Un gran clásico, el famoso centro reformista, acaba de volver al primer plano de la política española de la mano del PP, cuya dirección no se ha destrozado precisamente el cerebro para dar con un concepto llamado a generar algo de ilusión entre su clientela. En un donuts, el centro es todo lo que se contiene dentro del área delimitada por el diámetro interior del círculo que le da forma; o sea, el vacío relleno de nada. Y en política ocurre otro tanto de lo mismo. Porque el centro, ya se trate del reformista o del antirreformista (en el supuesto de que exista tal cosa), es un concepto político perfectamente huero; un significante vacío, que diría Ernesto Laclau o los otros charlatanes posmodernos de La Sorbona.
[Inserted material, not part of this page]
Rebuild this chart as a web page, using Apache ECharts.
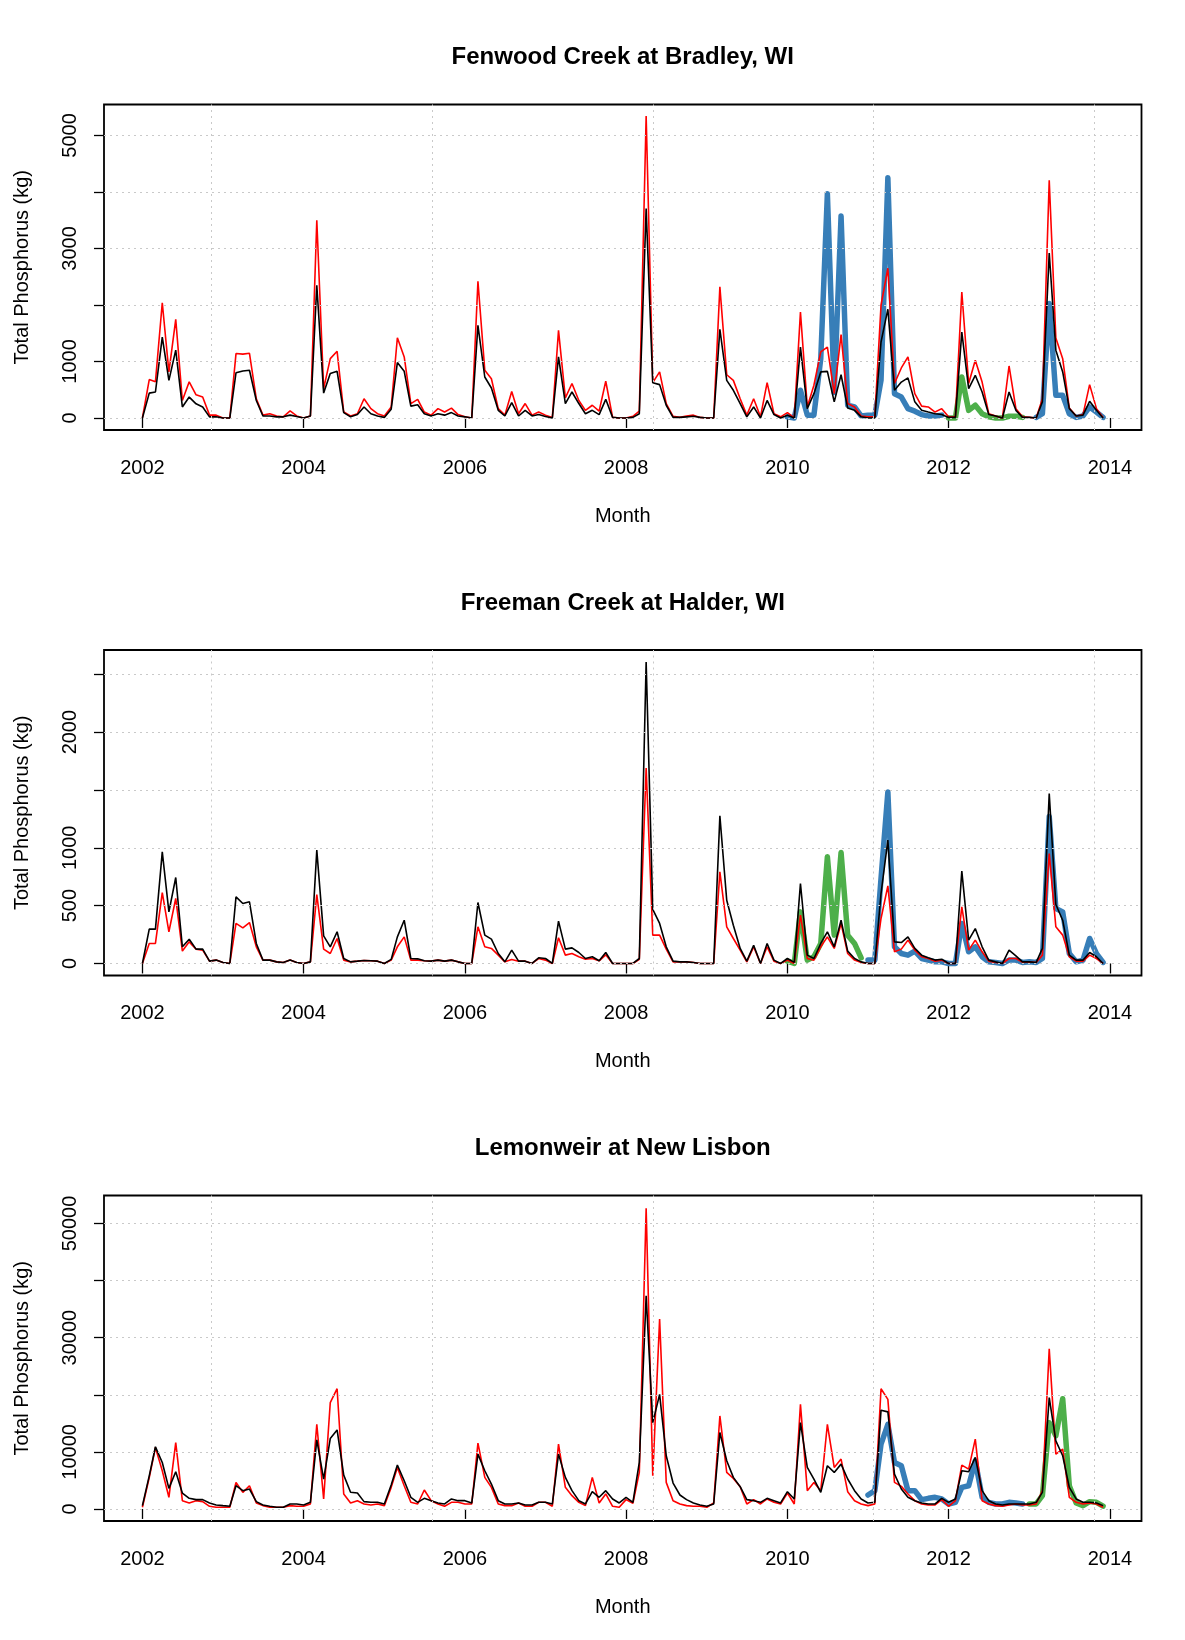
<!DOCTYPE html>
<html>
<head>
<meta charset="utf-8">
<script src="https://cdn.jsdelivr.net/npm/echarts@6/dist/echarts.min.js"></script>
<style>
  html, body { margin: 0; padding: 0; background: #fff; }
  #chart { width: 1185px; height: 1640px; }
</style>
</head>
<body>
<div id="chart"></div>
<script>
// Monthly total phosphorus loads (kg), Jan 2002 .. Dec 2013, one value per month.
const yearTickLabels = ['2002', '2004', '2006', '2008', '2010', '2012', '2014'];
const vGridDays = [12000, 13000, 14000, 15000, 16000]; // days since 1970-01-01

// ---- Fenwood Creek at Bradley, WI ----
const fenRed = [
  0, 680, 640, 2040, 815, 1745, 310, 640, 410, 370, 50, 50,
  0, 0, 1140, 1130, 1145, 340, 50, 75, 35, 20, 125, 35,
  0, 35, 3500, 520, 1050, 1180, 105, 35, 75, 340, 165, 75,
  35, 195, 1420, 1080, 255, 330, 105, 50, 165, 105, 175, 60,
  20, 0, 2420, 845, 695, 165, 50, 470, 75, 255, 50, 105,
  50, 10, 1550, 355, 610, 310, 135, 225, 120, 650, 10, 0,
  0, 30, 120, 5345, 625, 815, 255, 30, 10, 35, 50, 10,
  0, 0, 2320, 765, 665, 340, 50, 340, 20, 625, 75, 20,
  95, 0, 1875, 195, 580, 1170, 1255, 430, 1475, 255, 195, 35,
  20, 20, 1995, 2650, 610, 885, 1080, 430, 210, 195, 105, 165,
  20, 20, 2230, 610, 1020, 635, 75, 35, 0, 920, 165, 20,
  10, 0, 340, 4205, 1415, 1050, 175, 35, 60, 590, 165, 10
];
const fenBlack = [
  0, 440, 460, 1430, 665, 1200, 195, 370, 250, 195, 20, 20,
  0, 0, 800, 830, 845, 310, 35, 35, 20, 20, 50, 25,
  0, 35, 2350, 440, 785, 825, 95, 20, 60, 195, 75, 35,
  10, 155, 980, 825, 210, 235, 75, 35, 75, 50, 95, 35,
  20, 0, 1640, 725, 530, 135, 35, 270, 35, 135, 35, 60,
  25, 0, 1080, 255, 460, 255, 75, 135, 60, 330, 10, 0,
  0, 10, 75, 3705, 625, 590, 225, 10, 10, 20, 30, 10,
  0, 0, 1570, 665, 490, 255, 20, 195, 0, 310, 60, 0,
  50, 0, 1255, 165, 430, 815, 825, 285, 765, 175, 135, 20,
  0, 0, 1345, 1925, 490, 635, 710, 285, 135, 105, 75, 60,
  10, 10, 1520, 520, 755, 460, 60, 35, 0, 460, 135, 10,
  10, 0, 285, 2920, 1200, 815, 165, 35, 50, 295, 135, 0
];
const fenBlueA = [ // Jan 2010 .. Dec 2011
  20, 0, 490, 50, 50, 1050, 3970, 450, 3575, 225, 195, 35,
  50, 50, 665, 4250, 430, 370, 165, 120, 60, 35, 35, 50
];
const fenGreen = [ // Jan 2012 .. Dec 2012
  0, 0, 725, 135, 225, 75, 20, 0, 0, 30, 30, 10
];
const fenBlueB = [ // Feb 2013 .. Dec 2013
  10, 75, 2025, 400, 400, 75, 10, 35, 195, 105, 10
];

// ---- Freeman Creek at Halder, WI ----
const freRed = [
  0, 173, 173, 613, 274, 562, 107, 187, 124, 115, 20, 29,
  9, 0, 346, 308, 354, 144, 29, 29, 14, 9, 29, 9,
  0, 14, 596, 124, 86, 216, 29, 14, 20, 26, 23, 20,
  0, 29, 144, 230, 29, 29, 23, 20, 29, 20, 29, 14,
  0, 0, 317, 144, 130, 72, 14, 35, 20, 20, 0, 43,
  29, 0, 222, 72, 86, 58, 37, 43, 23, 75, 0, 0,
  0, 0, 35, 1690, 245, 245, 124, 14, 14, 14, 9, 0,
  0, 0, 792, 317, 216, 115, 14, 144, 0, 144, 20, 0,
  29, 0, 418, 43, 29, 144, 230, 130, 346, 86, 29, 9,
  0, 0, 389, 671, 101, 124, 202, 115, 58, 43, 20, 29,
  0, 0, 490, 115, 202, 101, 20, 9, 0, 43, 43, 9,
  14, 9, 72, 950, 317, 245, 58, 20, 20, 72, 43, 0
];
const freBlack = [
  0, 297, 297, 965, 446, 743, 144, 210, 124, 124, 20, 29,
  9, 0, 576, 518, 533, 173, 29, 29, 14, 9, 29, 9,
  0, 14, 980, 239, 144, 274, 43, 14, 20, 26, 23, 20,
  0, 35, 230, 374, 43, 40, 23, 20, 29, 20, 29, 14,
  0, 0, 527, 245, 210, 86, 14, 115, 20, 20, 0, 49,
  43, 0, 366, 124, 135, 95, 43, 58, 23, 95, 0, 0,
  0, 0, 43, 2606, 467, 346, 144, 20, 14, 14, 9, 0,
  0, 0, 1276, 547, 331, 130, 20, 158, 0, 173, 29, 0,
  43, 9, 691, 72, 43, 173, 274, 144, 374, 107, 43, 14,
  0, 0, 605, 1066, 187, 181, 230, 130, 72, 49, 29, 37,
  0, 0, 798, 202, 302, 144, 29, 14, 0, 115, 66, 14,
  14, 9, 130, 1469, 510, 374, 72, 29, 29, 95, 58, 0
];
const freGreen = [ // Jan 2010 .. Dec 2010
  20, 0, 446, 29, 58, 173, 922, 245, 959, 245, 173, 49
];
const freBlue = [ // Jan 2011 .. Dec 2013
  29, 29, 734, 1483, 144, 86, 72, 107, 43, 29, 14, 14,
  0, 0, 346, 101, 144, 58, 14, 9, 0, 29, 29, 9,
  14, 9, 43, 1270, 475, 446, 86, 14, 29, 216, 86, 9
];

// ---- Lemonweir at New Lisbon ----
const lemRed = [
  290, 5500, 10760, 6690, 2040, 11630, 1450, 1050, 1450, 1280, 465, 290,
  290, 290, 4650, 2900, 4070, 1050, 580, 290, 290, 290, 580, 465,
  465, 870, 14830, 1750, 18610, 21060, 2620, 1050, 1450, 870, 700, 870,
  580, 3780, 7270, 4070, 1160, 870, 3320, 1450, 870, 465, 1160, 1160,
  870, 870, 11520, 5530, 3780, 870, 580, 580, 1050, 465, 465, 1160,
  1160, 465, 11340, 3780, 2330, 1160, 580, 5530, 1050, 2620, 465, 290,
  1630, 1000, 6400, 52650, 5820, 33270, 4650, 1450, 870, 580, 465, 465,
  290, 1050, 16290, 6400, 5350, 3900, 870, 1630, 870, 1750, 1160, 870,
  2790, 870, 18320, 3200, 4650, 3200, 14830, 7270, 8730, 3020, 1450, 870,
  580, 870, 21060, 19200, 4650, 3960, 2620, 1450, 870, 700, 700, 1630,
  465, 1450, 7680, 6980, 12220, 1450, 870, 580, 465, 700, 870, 700,
  700, 870, 3200, 28040, 9600, 10470, 2040, 1160, 870, 1050, 870, 290
];
const lemBlack = [
  580, 5800, 10900, 8140, 3600, 6510, 2790, 1860, 1630, 1630, 1050, 700,
  580, 465, 4070, 3200, 3490, 1280, 700, 465, 290, 290, 870, 870,
  700, 1160, 12100, 5240, 12330, 13840, 5930, 2910, 2790, 1280, 1160, 1160,
  870, 4190, 7680, 4940, 2040, 1160, 1860, 1450, 1050, 870, 1750, 1450,
  1450, 1050, 9600, 6690, 4360, 1450, 870, 870, 1050, 700, 700, 1160,
  1160, 870, 9600, 5530, 3200, 1450, 870, 3020, 2040, 3200, 1750, 1050,
  2040, 1160, 8140, 37350, 15120, 20070, 9310, 4540, 2440, 1630, 1050, 700,
  465, 870, 13380, 8430, 5530, 3900, 1630, 1450, 1160, 1860, 1450, 1050,
  3020, 1750, 15120, 7270, 5240, 2910, 7560, 6400, 7850, 5240, 3200, 1750,
  1050, 1160, 17300, 17000, 6110, 3490, 2040, 1450, 1050, 870, 870, 1860,
  1160, 1750, 6690, 6510, 9020, 3200, 1450, 870, 700, 870, 870, 870,
  870, 1160, 2910, 19490, 11920, 9310, 3780, 1750, 1160, 1160, 1050, 580
];
const lemBlue = [ // Jan 2011 .. Dec 2012
  2440, 3200, 11340, 14830, 8140, 7560, 3200, 3200, 1630, 1860, 2040, 1750,
  870, 1160, 3780, 4070, 8430, 2040, 1160, 870, 870, 1160, 1050, 870
];
const lemGreen = [ // Jan 2013 .. Dec 2013
  870, 870, 2330, 15120, 12800, 19310, 4070, 1050, 580, 1280, 1160, 500
];

// Axis ticks and the labels R prints (overlapping ones dropped)
const fenYTicks = [0, 1000, 2000, 3000, 4000, 5000];
const fenYLabels = [0, 1000, 3000, 5000];
const freYTicks = [0, 500, 1000, 1500, 2000, 2500];
const freYLabels = [0, 500, 1000, 2000];
const lemYTicks = [0, 10000, 20000, 30000, 40000, 50000];
const lemYLabels = [0, 10000, 30000, 50000];

const RED = '#ff0000', BLACK = '#000000', BLUE = '#377EB8', GREEN = '#4DAF4A';
const FONT = '"Liberation Sans", Arial, Helvetica, sans-serif';
const DAY = 86400000;

const monthDates = [];
for (let i = 0; i < 144; i++) monthDates.push(Date.UTC(2002, i, 1));
const monthIndex = (y, m) => (y - 2002) * 12 + (m - 1);

const yearTicks = yearTickLabels.map(y => Date.UTC(+y, 0, 1));
const xMin = Date.UTC(2001, 6, 11), xMax = Date.UTC(2014, 4, 24);

const panels = [
  {
    title: 'Fenwood Creek at Bradley, WI', red: fenRed, black: fenBlack,
    thick: [
      { color: BLUE, start: monthIndex(2010, 1), values: fenBlueA },
      { color: GREEN, start: monthIndex(2012, 1), values: fenGreen },
      { color: BLUE, start: monthIndex(2013, 2), values: fenBlueB }
    ],
    yMin: -213, yMax: 5548, ticks: fenYTicks, labels: fenYLabels, top: 104.5
  },
  {
    title: 'Freeman Creek at Halder, WI', red: freRed, black: freBlack,
    thick: [
      { color: GREEN, start: monthIndex(2010, 1), values: freGreen },
      { color: BLUE, start: monthIndex(2011, 1), values: freBlue }
    ],
    yMin: -104, yMax: 2710, ticks: freYTicks, labels: freYLabels, top: 650
  },
  {
    title: 'Lemonweir at New Lisbon', red: lemRed, black: lemBlack,
    thick: [
      { color: BLUE, start: monthIndex(2011, 1), values: lemBlue },
      { color: GREEN, start: monthIndex(2013, 1), values: lemGreen }
    ],
    yMin: -2112, yMax: 54900, ticks: lemYTicks, labels: lemYLabels, top: 1195.5
  }
];

const GRID_LEFT = 104, GRID_W = 1037.5, GRID_H = 325.5;

const grids = [], xAxes = [], yAxes = [], titles = [], series = [];

panels.forEach((p, k) => {
  grids.push({
    left: GRID_LEFT, top: p.top, width: GRID_W, height: GRID_H,
    show: true, borderColor: '#000', borderWidth: 1.8, backgroundColor: 'transparent'
  });
  titles.push({
    text: p.title, left: GRID_LEFT + GRID_W / 2 - 5, top: p.top - 64, textAlign: 'center',
    textStyle: { fontFamily: FONT, fontSize: 24, fontWeight: 'bold', color: '#000' }
  });
  xAxes.push({
    gridIndex: k, type: 'value', min: xMin, max: xMax,
    axisLine: { show: false },
    axisTick: { show: true, customValues: yearTicks, length: 10, lineStyle: { color: '#000', width: 1.3 } },
    axisLabel: {
      customValues: yearTicks, margin: 28, fontSize: 20, color: '#000', fontFamily: FONT,
      formatter: v => yearTickLabels[yearTicks.indexOf(v)] || String(new Date(v).getUTCFullYear())
    },
    splitLine: { show: false },
    name: 'Month', nameLocation: 'middle', nameGap: 76,
    nameTextStyle: { fontSize: 20, color: '#000', fontFamily: FONT }
  });
  yAxes.push({
    gridIndex: k, type: 'value', min: p.yMin, max: p.yMax,
    axisLine: { show: false },
    axisTick: { show: true, customValues: p.ticks, length: 10, lineStyle: { color: '#000', width: 1.3 } },
    axisLabel: {
      customValues: p.labels, rotate: 90, margin: 24, fontSize: 20, color: '#000', fontFamily: FONT,
      formatter: v => String(v)
    },
    splitLine: { show: false },
    name: 'Total Phosphorus (kg)', nameLocation: 'middle', nameGap: 72, nameRotate: 90,
    nameTextStyle: { fontSize: 20, color: '#000', fontFamily: FONT }
  });

  // dotted reference grid (horizontal at y ticks, vertical at round day counts)
  series.push({
    type: 'line', xAxisIndex: k, yAxisIndex: k, data: [], silent: true, z: 1,
    markLine: {
      silent: true, symbol: 'none', animation: false,
      label: { show: false },
      lineStyle: { color: '#c9c9c9', type: [2, 4], width: 1 },
      emphasis: { disabled: true },
      data: p.ticks.map(v => ({ yAxis: v })).concat(vGridDays.map(d => ({ xAxis: d * DAY })))
    }
  });

  p.thick.forEach(seg => {
    series.push({
      type: 'line', xAxisIndex: k, yAxisIndex: k, showSymbol: false, symbol: 'none', z: 2,
      lineStyle: { color: seg.color, width: 5.5, join: 'round', cap: 'round' },
      data: seg.values.map((v, j) => [monthDates[seg.start + j], v])
    });
  });
  series.push({
    type: 'line', xAxisIndex: k, yAxisIndex: k, showSymbol: false, symbol: 'none', z: 3,
    lineStyle: { color: RED, width: 1.6 },
    data: p.red.map((v, i) => [monthDates[i], v])
  });
  series.push({
    type: 'line', xAxisIndex: k, yAxisIndex: k, showSymbol: false, symbol: 'none', z: 4,
    lineStyle: { color: BLACK, width: 1.6 },
    data: p.black.map((v, i) => [monthDates[i], v])
  });
});

const chart = echarts.init(document.getElementById('chart'), null, { renderer: 'canvas' });
chart.setOption({
  animation: false,
  backgroundColor: '#fff',
  title: titles,
  grid: grids,
  xAxis: xAxes,
  yAxis: yAxes,
  series: series
});
</script>
</body>
</html>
Por lo demás, la mejor manera de entender qué es eso del centro consiste en acusar recibo de lo que no es. Porque el centro, contra lo que se tiende a suponer de modo intuitivo, no remite a la práctica sistemática de la equidistancia entre dos extremos imaginarios, lo que nos conduciría de vuelta a la teología de la Edad Media de la mano de Aristóteles y su célebre principio del "justo medio". Pero no, no va de eso el asunto. Bien al contrario, el gran problema operativo de esa reformista nada, el centrismo en tanto que quintaesencia de la no-materia ideológica, es el público objetivo que consume tal tipo de mercancía política tarada.
Porque el centrismo como actitud filosófica ante la cosa pública, ya se ha dicho que no es una postura que predique la moderación, la prudencia o el gradualismo en política. No, lo que en verdad define al centrismo, su seña de identidad genuina, es la retraída indiferencia escapista ante los problemas colectivos. El verdadero centrista no es radical ni moderado. El verdadero centrista es un espectador compulsivo de concursos de televisión, alguien ajeno por esencia a lo político y la política. De ahí su nula lealtad a las siglas que ocasionalmente apoya. Por algo, en el sentido etimológico griego, el centro es la causa de los idiotas.